» MATERIAL FOR THIS EXERCISE:
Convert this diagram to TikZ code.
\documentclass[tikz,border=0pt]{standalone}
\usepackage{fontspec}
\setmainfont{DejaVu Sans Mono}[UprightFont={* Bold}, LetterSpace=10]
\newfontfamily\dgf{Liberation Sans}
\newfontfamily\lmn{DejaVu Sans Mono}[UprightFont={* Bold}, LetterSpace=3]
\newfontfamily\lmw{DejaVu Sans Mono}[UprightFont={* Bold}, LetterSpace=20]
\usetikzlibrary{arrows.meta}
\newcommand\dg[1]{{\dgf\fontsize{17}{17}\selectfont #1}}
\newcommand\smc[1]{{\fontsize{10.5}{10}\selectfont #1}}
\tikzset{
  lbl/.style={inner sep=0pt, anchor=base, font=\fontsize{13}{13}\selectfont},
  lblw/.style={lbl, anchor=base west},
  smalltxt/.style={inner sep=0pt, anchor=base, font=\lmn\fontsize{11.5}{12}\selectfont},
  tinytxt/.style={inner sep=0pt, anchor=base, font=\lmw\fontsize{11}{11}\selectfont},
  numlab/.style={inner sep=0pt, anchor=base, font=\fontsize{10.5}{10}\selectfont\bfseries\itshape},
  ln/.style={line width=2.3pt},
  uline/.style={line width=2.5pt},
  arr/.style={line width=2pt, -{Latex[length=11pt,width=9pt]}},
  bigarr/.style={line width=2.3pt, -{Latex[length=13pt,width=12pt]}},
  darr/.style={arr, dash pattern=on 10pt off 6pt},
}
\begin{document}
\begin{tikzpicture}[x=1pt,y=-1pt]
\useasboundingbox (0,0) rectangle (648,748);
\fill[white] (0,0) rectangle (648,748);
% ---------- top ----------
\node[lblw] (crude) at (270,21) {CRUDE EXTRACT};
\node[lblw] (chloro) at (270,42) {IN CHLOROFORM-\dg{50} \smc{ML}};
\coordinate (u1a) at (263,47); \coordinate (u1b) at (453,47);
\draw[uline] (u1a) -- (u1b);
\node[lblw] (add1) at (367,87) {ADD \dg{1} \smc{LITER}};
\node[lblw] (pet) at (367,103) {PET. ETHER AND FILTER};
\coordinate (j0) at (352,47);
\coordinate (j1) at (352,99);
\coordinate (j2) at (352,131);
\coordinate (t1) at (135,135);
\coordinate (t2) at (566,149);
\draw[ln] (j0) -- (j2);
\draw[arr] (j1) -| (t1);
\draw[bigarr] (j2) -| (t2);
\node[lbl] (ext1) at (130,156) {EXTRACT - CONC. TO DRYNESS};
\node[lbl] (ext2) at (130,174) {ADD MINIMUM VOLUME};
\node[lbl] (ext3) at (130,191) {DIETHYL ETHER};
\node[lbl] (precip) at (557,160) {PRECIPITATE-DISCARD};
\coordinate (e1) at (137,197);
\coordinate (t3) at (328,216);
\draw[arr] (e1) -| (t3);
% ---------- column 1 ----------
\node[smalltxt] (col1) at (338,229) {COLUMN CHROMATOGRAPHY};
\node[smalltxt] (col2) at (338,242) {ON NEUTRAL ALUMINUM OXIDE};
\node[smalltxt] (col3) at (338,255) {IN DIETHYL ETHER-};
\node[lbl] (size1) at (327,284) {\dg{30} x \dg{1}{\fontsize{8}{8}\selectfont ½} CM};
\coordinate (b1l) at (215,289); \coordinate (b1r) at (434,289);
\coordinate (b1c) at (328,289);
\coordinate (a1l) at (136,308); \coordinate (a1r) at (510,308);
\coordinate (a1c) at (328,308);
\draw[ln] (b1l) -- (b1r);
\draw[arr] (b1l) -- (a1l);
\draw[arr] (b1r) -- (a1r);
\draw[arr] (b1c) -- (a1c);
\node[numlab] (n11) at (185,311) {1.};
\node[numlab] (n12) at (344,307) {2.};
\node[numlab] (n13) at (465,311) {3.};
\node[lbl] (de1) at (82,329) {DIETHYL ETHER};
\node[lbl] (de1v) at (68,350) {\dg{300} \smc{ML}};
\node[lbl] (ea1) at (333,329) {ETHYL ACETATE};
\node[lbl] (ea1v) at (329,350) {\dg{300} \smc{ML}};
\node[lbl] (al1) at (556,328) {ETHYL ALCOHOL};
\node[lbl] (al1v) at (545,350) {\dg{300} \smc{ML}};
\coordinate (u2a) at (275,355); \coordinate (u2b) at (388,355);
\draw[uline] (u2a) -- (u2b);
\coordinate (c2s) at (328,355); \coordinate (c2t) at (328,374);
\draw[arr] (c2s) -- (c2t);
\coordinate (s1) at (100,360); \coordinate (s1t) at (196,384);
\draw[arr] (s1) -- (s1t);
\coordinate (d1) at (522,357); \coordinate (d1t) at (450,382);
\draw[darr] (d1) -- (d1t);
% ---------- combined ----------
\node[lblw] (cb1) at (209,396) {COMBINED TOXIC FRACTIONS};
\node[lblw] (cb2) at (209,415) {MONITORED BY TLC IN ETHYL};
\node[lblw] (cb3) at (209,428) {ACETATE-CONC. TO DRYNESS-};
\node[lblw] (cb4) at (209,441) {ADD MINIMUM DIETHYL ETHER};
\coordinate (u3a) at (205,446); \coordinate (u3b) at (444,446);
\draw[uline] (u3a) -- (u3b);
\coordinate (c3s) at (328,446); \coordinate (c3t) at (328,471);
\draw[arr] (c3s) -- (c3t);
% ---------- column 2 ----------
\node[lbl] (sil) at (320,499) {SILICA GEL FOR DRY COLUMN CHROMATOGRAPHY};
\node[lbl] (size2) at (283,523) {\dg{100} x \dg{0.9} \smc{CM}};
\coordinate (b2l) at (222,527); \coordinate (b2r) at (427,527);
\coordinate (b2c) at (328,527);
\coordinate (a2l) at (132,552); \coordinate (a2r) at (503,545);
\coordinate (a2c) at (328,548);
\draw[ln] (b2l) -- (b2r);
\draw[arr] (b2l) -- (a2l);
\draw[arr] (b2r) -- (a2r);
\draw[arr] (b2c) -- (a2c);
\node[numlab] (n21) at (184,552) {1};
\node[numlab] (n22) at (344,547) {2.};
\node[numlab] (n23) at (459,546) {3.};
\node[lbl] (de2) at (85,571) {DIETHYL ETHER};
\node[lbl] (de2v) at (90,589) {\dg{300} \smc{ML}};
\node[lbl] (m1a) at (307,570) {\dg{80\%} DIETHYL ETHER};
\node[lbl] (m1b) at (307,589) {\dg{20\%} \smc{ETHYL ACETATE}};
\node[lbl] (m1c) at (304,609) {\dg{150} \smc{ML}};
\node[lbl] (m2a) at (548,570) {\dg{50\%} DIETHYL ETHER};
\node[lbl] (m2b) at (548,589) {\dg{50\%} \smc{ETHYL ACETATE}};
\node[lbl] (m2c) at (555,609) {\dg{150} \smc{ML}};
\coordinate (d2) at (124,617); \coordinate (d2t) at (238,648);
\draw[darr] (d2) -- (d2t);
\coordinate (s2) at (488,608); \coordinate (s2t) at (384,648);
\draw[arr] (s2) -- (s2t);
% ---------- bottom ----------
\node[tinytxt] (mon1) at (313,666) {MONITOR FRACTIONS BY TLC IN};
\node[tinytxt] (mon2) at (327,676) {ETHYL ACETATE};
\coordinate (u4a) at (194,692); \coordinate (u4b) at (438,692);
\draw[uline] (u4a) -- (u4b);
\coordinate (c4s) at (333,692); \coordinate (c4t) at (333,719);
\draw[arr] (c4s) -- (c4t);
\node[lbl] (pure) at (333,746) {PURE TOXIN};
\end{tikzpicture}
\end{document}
* * *
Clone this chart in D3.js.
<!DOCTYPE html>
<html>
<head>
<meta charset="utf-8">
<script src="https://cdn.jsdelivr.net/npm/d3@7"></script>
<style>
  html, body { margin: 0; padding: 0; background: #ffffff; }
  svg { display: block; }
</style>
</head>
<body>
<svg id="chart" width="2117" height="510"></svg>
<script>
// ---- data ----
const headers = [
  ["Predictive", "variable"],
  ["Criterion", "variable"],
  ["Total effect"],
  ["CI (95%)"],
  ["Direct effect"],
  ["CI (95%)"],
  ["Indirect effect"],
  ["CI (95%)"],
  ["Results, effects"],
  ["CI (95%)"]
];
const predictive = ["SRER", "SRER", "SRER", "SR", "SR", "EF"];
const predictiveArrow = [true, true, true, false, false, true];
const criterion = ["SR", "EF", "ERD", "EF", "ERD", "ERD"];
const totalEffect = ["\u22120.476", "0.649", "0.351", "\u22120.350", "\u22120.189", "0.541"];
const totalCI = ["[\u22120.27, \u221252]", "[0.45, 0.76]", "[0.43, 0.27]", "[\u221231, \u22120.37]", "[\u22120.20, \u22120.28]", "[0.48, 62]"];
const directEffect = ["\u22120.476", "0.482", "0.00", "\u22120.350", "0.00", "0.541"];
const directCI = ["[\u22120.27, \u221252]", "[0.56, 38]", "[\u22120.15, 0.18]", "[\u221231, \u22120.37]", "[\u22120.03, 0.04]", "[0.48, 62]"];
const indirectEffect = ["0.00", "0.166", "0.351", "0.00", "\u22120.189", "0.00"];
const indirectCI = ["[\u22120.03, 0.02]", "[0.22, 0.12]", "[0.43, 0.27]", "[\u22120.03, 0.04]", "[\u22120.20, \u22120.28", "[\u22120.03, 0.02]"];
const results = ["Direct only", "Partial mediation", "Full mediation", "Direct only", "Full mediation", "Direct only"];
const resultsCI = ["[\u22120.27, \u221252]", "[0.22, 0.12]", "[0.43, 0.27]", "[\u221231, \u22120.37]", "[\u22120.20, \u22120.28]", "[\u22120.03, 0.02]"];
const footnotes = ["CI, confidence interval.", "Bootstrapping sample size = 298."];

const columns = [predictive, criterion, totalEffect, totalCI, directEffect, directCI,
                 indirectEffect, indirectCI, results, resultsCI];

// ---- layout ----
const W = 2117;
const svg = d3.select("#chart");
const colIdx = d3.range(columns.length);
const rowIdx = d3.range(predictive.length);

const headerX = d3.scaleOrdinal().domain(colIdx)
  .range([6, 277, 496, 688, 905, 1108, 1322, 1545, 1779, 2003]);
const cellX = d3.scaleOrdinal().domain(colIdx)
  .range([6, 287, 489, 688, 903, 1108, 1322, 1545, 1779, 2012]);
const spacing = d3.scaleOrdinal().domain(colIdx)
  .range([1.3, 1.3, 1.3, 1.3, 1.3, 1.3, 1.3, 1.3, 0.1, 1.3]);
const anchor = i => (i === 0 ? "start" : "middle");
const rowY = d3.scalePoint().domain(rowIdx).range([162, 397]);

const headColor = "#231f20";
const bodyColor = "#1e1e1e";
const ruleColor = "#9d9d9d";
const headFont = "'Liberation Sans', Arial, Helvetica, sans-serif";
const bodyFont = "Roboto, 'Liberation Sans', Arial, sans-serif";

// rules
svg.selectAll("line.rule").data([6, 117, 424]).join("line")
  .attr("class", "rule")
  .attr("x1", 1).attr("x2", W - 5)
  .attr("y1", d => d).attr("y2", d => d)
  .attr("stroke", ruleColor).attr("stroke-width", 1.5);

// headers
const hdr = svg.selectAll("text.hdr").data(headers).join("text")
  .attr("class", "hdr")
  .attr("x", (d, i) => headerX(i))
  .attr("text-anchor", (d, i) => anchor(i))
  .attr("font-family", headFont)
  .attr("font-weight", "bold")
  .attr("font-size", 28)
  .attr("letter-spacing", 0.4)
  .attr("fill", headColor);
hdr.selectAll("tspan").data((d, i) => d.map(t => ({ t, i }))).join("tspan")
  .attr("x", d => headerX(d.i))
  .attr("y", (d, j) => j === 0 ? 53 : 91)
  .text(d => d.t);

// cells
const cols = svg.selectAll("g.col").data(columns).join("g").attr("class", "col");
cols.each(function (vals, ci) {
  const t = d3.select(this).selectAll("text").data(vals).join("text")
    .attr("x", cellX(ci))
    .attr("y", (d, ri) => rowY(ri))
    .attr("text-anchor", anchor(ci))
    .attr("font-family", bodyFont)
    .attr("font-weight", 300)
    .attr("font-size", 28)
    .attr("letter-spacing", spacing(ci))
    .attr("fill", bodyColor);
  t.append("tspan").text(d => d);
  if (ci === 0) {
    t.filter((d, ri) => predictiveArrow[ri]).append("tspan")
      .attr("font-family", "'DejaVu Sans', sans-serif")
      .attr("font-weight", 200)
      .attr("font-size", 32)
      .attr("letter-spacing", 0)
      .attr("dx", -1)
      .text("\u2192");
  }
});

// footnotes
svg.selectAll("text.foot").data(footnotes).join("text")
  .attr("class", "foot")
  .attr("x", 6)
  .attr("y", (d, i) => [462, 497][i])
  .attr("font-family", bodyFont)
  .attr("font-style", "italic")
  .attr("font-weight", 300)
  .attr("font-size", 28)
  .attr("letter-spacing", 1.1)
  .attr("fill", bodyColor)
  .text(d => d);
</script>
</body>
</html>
--
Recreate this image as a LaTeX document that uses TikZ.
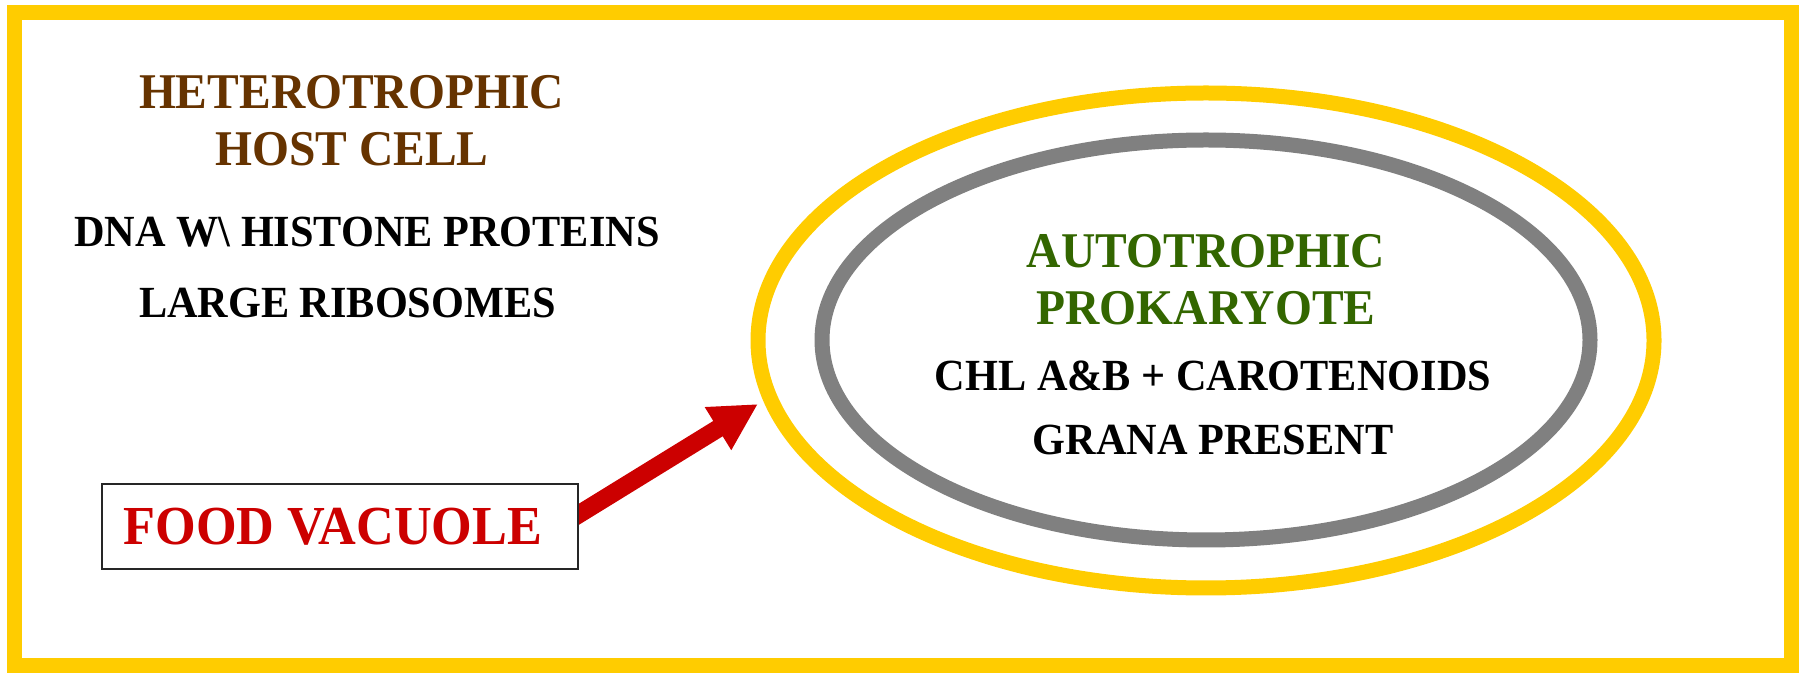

» WORK REQUIRED: Looking at the records above, work out how many lines include the string "chart". Give the number and nothing else.

» FULL RESPONSE: 3